Scan the records below for the line containing "Clone this chart" and the line containing "import * as". Copy both, plus every line between, exactly.

━━━━━ INFORMATION SUPPLIED

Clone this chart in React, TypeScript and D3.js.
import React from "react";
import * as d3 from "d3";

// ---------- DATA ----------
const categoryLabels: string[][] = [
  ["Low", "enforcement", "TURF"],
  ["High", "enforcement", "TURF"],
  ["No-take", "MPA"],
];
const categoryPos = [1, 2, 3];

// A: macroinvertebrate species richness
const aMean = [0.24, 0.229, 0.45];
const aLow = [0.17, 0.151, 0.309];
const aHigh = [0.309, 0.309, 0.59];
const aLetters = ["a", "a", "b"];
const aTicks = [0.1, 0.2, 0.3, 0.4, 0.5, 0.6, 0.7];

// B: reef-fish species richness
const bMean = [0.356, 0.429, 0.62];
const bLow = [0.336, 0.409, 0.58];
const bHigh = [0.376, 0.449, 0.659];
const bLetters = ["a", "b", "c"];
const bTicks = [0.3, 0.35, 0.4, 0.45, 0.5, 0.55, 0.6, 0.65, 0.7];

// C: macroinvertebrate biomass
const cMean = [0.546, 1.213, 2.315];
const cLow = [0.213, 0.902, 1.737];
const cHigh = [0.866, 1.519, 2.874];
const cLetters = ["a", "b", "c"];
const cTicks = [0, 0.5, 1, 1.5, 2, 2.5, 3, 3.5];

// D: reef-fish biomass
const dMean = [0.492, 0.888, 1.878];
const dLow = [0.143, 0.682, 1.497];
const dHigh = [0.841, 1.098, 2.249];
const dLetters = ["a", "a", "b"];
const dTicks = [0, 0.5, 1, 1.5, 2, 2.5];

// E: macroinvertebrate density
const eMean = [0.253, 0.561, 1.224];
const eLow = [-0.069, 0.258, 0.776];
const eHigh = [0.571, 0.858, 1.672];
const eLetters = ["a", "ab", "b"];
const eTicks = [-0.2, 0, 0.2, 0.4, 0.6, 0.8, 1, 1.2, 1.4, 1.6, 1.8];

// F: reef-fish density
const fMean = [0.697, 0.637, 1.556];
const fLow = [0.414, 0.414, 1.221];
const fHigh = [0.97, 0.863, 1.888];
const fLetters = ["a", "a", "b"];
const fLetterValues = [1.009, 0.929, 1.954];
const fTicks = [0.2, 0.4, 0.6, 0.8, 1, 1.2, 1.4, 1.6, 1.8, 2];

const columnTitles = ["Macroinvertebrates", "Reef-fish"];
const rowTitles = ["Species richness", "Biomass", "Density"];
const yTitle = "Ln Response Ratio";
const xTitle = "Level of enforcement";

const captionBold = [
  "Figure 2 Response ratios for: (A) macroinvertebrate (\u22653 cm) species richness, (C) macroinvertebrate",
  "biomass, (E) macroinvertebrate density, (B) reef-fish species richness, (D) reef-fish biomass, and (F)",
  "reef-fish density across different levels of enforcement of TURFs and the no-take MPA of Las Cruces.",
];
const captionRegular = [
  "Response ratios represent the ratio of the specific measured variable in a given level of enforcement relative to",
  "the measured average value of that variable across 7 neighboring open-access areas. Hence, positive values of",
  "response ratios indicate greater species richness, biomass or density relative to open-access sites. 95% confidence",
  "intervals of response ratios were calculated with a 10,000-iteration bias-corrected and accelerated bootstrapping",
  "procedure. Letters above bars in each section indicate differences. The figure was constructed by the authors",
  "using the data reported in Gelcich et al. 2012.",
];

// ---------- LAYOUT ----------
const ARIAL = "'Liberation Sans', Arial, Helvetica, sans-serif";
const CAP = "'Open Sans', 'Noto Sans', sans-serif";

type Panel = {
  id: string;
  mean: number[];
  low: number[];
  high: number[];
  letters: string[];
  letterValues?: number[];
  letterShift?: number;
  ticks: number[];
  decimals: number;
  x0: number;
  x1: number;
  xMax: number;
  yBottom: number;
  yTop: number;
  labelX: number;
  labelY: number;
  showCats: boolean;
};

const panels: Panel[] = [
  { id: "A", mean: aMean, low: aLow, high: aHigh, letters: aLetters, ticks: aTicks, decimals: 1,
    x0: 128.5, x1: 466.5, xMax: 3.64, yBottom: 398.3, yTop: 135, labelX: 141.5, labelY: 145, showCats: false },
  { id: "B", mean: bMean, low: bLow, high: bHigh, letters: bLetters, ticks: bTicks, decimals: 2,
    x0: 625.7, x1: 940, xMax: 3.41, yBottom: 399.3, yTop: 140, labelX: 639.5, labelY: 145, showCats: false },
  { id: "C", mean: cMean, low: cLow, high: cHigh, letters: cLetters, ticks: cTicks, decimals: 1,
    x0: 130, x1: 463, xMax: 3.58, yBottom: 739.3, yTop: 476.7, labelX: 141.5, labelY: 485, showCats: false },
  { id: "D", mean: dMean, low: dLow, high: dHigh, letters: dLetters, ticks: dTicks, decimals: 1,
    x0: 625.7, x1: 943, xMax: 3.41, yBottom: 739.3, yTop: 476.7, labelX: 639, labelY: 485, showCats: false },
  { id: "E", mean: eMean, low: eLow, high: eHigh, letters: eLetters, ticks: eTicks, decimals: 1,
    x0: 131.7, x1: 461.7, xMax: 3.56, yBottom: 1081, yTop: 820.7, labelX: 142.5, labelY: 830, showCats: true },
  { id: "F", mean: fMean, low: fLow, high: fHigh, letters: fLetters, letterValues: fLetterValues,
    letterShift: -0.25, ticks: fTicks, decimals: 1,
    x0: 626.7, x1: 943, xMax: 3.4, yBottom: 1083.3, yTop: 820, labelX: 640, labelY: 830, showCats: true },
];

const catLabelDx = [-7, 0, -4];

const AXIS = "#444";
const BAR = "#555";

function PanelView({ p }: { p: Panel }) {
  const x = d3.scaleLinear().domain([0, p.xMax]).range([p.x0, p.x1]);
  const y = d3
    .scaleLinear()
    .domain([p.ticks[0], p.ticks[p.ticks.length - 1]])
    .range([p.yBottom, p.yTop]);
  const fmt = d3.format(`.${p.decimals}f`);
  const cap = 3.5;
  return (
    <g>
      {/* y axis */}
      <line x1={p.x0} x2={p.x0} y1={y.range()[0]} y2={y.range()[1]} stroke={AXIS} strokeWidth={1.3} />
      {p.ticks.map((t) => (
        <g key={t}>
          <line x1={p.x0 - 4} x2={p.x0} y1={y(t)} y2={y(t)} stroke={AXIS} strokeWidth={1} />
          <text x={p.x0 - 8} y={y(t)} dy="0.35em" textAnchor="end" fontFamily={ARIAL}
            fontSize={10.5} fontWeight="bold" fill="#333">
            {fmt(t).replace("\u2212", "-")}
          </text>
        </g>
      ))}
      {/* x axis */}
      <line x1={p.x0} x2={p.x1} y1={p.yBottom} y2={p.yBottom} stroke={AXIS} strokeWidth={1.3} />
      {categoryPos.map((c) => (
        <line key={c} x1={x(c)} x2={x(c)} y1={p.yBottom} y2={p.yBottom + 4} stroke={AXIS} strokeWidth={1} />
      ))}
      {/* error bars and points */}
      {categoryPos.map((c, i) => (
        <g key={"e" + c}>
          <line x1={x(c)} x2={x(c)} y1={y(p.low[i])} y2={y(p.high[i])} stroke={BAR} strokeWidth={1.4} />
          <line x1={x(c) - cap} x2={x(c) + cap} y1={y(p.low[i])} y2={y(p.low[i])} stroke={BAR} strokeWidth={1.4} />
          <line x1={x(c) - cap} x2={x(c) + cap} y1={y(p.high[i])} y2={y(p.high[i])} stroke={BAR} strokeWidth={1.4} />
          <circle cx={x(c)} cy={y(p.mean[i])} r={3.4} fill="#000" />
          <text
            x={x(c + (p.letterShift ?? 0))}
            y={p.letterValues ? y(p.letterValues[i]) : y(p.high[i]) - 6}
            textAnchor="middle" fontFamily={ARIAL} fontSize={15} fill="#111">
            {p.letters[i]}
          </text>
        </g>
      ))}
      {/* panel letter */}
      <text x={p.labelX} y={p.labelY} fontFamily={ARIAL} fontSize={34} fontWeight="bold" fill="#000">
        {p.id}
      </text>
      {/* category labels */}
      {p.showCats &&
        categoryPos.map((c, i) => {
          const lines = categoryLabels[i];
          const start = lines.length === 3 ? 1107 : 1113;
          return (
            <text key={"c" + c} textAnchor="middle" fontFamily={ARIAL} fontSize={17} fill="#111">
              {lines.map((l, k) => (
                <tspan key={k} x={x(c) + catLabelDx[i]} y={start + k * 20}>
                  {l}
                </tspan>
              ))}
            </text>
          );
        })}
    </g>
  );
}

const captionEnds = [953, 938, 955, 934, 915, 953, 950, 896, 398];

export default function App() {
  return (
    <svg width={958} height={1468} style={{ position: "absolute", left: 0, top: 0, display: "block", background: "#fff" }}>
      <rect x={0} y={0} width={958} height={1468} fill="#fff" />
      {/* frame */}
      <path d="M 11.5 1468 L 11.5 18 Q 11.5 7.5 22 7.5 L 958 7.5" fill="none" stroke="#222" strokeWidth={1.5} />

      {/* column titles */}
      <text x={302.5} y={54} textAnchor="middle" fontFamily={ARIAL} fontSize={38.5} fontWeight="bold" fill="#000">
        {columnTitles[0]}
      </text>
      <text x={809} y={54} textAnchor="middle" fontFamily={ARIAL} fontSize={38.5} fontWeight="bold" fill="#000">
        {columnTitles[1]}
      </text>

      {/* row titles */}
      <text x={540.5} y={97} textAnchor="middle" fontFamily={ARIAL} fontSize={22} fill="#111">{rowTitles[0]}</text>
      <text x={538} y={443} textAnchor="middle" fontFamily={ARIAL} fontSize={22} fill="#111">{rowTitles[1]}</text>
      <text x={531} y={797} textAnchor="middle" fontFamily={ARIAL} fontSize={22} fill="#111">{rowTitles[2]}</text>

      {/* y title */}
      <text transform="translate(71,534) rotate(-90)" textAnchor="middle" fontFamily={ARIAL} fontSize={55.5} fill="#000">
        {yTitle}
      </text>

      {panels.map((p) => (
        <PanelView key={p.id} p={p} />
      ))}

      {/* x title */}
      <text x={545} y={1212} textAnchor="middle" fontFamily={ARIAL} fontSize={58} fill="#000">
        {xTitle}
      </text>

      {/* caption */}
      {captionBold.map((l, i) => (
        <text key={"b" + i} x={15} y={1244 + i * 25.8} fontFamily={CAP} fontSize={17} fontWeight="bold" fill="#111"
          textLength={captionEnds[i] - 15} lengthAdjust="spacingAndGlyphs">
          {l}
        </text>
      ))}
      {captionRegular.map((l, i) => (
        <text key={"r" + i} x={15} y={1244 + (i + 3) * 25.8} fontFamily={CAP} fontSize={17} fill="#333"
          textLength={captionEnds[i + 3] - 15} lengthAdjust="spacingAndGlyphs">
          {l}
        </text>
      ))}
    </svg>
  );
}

━━━━━━━━━━
━━━━━ INFORMATION SUPPLIED

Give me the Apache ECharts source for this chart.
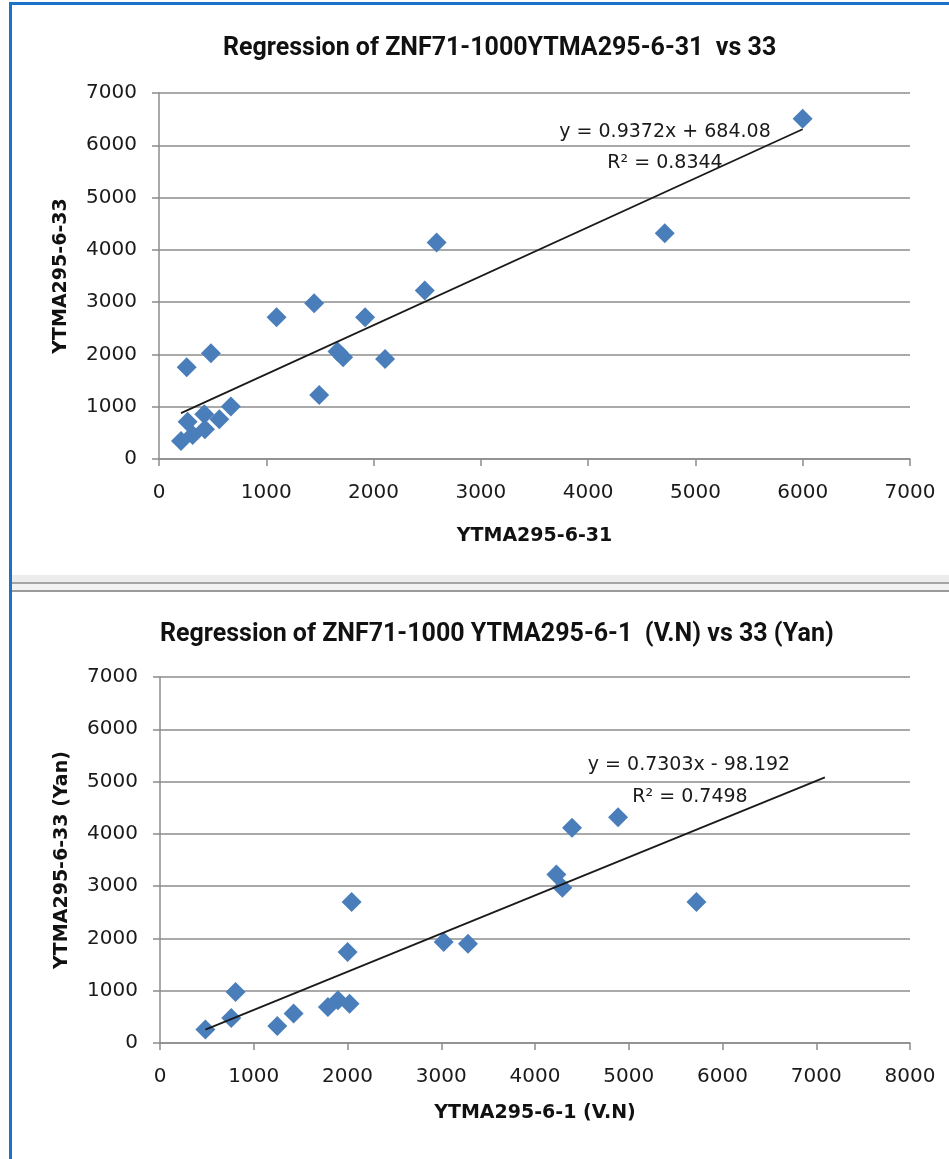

━━━━━━━━━━
━━━━━ INFORMATION SUPPLIED

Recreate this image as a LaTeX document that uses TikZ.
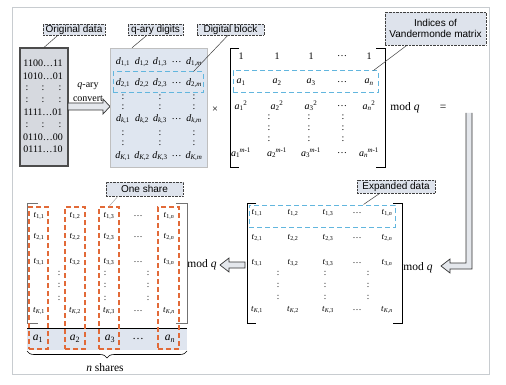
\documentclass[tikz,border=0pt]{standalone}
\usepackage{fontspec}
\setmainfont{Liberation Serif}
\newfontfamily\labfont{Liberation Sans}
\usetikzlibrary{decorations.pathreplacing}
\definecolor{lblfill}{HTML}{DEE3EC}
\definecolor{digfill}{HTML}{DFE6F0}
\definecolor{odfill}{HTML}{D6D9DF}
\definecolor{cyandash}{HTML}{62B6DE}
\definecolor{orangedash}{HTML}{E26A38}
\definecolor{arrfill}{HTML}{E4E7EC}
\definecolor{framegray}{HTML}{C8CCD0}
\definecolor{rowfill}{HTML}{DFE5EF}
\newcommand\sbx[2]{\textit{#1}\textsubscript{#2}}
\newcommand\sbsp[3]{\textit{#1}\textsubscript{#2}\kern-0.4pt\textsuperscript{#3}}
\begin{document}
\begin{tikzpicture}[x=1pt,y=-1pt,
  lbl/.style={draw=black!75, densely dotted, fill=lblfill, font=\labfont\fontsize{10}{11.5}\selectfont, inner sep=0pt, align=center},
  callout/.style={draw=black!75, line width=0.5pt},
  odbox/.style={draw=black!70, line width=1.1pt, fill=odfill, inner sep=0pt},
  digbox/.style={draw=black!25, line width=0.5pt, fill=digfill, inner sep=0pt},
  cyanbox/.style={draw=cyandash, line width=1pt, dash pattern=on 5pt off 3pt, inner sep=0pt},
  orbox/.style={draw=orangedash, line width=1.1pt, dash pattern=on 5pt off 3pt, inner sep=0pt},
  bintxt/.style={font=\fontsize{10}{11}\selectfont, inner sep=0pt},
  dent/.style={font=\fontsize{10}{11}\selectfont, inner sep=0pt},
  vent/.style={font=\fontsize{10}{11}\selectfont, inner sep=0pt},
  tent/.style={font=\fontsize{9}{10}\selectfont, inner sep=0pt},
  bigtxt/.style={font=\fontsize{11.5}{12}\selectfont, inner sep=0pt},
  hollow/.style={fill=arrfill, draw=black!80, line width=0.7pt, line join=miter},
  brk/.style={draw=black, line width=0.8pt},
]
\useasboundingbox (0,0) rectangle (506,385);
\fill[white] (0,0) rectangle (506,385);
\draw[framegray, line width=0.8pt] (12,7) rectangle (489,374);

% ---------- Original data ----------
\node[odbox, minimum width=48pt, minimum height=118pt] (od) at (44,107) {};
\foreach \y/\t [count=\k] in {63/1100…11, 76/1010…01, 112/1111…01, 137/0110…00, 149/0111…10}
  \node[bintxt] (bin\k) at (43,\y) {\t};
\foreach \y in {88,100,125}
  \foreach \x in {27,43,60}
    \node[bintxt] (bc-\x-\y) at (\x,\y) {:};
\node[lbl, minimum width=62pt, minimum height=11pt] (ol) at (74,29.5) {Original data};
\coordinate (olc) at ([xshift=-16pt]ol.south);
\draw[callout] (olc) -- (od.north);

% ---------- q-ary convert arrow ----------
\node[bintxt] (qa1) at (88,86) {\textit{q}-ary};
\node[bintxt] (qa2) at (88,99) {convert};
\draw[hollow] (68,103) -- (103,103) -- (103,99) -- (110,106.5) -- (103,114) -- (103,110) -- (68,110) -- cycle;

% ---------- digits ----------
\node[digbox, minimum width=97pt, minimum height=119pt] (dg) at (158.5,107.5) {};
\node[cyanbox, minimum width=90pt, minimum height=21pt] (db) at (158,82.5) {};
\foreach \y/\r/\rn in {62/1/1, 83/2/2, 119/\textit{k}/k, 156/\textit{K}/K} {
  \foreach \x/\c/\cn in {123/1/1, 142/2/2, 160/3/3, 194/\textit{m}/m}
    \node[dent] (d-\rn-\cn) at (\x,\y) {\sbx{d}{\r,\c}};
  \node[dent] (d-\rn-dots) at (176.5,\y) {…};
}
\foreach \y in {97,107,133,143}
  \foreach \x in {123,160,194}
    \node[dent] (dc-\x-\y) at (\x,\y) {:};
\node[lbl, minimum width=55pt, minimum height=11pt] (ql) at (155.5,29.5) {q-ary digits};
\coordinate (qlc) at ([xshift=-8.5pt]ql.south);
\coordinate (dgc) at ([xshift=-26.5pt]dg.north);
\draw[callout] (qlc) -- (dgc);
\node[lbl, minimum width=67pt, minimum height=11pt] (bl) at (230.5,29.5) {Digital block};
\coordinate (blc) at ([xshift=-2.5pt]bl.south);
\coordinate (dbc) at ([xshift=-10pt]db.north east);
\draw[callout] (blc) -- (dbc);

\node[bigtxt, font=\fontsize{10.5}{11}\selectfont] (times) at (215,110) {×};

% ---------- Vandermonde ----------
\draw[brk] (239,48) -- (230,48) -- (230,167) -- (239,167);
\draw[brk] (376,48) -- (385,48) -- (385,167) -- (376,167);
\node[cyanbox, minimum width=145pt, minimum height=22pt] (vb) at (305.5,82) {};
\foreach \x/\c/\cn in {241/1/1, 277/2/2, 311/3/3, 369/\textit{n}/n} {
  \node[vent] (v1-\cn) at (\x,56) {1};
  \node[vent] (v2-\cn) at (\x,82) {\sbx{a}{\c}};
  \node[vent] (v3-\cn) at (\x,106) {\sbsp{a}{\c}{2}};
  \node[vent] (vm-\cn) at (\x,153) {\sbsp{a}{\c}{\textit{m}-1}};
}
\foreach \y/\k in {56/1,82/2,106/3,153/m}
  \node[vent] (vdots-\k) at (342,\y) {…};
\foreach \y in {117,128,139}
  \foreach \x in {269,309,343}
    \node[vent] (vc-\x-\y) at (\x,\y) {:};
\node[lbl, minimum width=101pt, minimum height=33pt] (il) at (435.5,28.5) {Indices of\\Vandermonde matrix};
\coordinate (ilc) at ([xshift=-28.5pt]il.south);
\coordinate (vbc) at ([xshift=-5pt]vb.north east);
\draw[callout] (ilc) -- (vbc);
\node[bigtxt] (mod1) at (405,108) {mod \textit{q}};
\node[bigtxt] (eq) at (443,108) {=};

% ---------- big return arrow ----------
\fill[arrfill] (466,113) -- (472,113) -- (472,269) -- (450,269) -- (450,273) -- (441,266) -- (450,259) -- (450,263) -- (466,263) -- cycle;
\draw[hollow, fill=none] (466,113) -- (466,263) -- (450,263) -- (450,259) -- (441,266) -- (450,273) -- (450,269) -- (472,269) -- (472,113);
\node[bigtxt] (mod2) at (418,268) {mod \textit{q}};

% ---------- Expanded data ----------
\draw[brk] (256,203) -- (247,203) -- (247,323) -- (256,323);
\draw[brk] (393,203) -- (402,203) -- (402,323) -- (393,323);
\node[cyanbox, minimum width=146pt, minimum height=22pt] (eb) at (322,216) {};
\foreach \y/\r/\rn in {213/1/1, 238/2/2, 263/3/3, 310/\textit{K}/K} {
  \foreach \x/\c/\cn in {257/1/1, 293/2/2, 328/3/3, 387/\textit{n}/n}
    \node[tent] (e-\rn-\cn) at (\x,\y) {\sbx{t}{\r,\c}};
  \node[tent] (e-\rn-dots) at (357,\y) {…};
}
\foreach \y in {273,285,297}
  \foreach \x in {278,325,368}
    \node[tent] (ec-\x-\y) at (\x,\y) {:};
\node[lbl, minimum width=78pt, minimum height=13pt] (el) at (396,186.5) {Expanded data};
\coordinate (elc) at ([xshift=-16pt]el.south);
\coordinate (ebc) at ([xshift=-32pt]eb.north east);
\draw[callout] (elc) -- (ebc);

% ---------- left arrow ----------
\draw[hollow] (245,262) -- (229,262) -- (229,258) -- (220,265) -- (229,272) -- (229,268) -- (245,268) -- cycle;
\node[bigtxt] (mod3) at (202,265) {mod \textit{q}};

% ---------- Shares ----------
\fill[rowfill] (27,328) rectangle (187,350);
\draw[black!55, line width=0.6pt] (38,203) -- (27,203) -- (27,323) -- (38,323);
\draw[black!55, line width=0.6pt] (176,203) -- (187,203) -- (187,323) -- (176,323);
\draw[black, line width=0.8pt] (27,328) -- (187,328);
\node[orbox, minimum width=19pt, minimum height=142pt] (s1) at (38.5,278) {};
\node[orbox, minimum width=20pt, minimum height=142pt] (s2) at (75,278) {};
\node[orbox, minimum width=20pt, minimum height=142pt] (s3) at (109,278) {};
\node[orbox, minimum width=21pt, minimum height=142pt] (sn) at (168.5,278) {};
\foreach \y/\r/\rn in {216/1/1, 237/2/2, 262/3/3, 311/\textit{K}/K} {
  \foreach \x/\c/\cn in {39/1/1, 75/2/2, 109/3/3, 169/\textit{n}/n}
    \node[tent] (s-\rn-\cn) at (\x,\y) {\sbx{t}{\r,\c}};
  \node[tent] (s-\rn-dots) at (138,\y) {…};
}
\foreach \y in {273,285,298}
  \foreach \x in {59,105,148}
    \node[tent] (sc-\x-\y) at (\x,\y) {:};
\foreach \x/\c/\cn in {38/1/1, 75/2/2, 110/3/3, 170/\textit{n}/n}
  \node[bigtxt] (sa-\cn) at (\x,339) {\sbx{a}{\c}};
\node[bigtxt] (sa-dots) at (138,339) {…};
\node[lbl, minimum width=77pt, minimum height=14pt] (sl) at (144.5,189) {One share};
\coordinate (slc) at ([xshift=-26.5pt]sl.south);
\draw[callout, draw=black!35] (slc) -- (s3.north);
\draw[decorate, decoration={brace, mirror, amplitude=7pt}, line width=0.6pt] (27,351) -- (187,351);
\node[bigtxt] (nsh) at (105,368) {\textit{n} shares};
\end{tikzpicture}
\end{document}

━━━━━━━━━━

§ **WORKED ANSWER**:
Clone this chart in React, TypeScript and D3.js.
import React from "react";
import * as d3 from "d3";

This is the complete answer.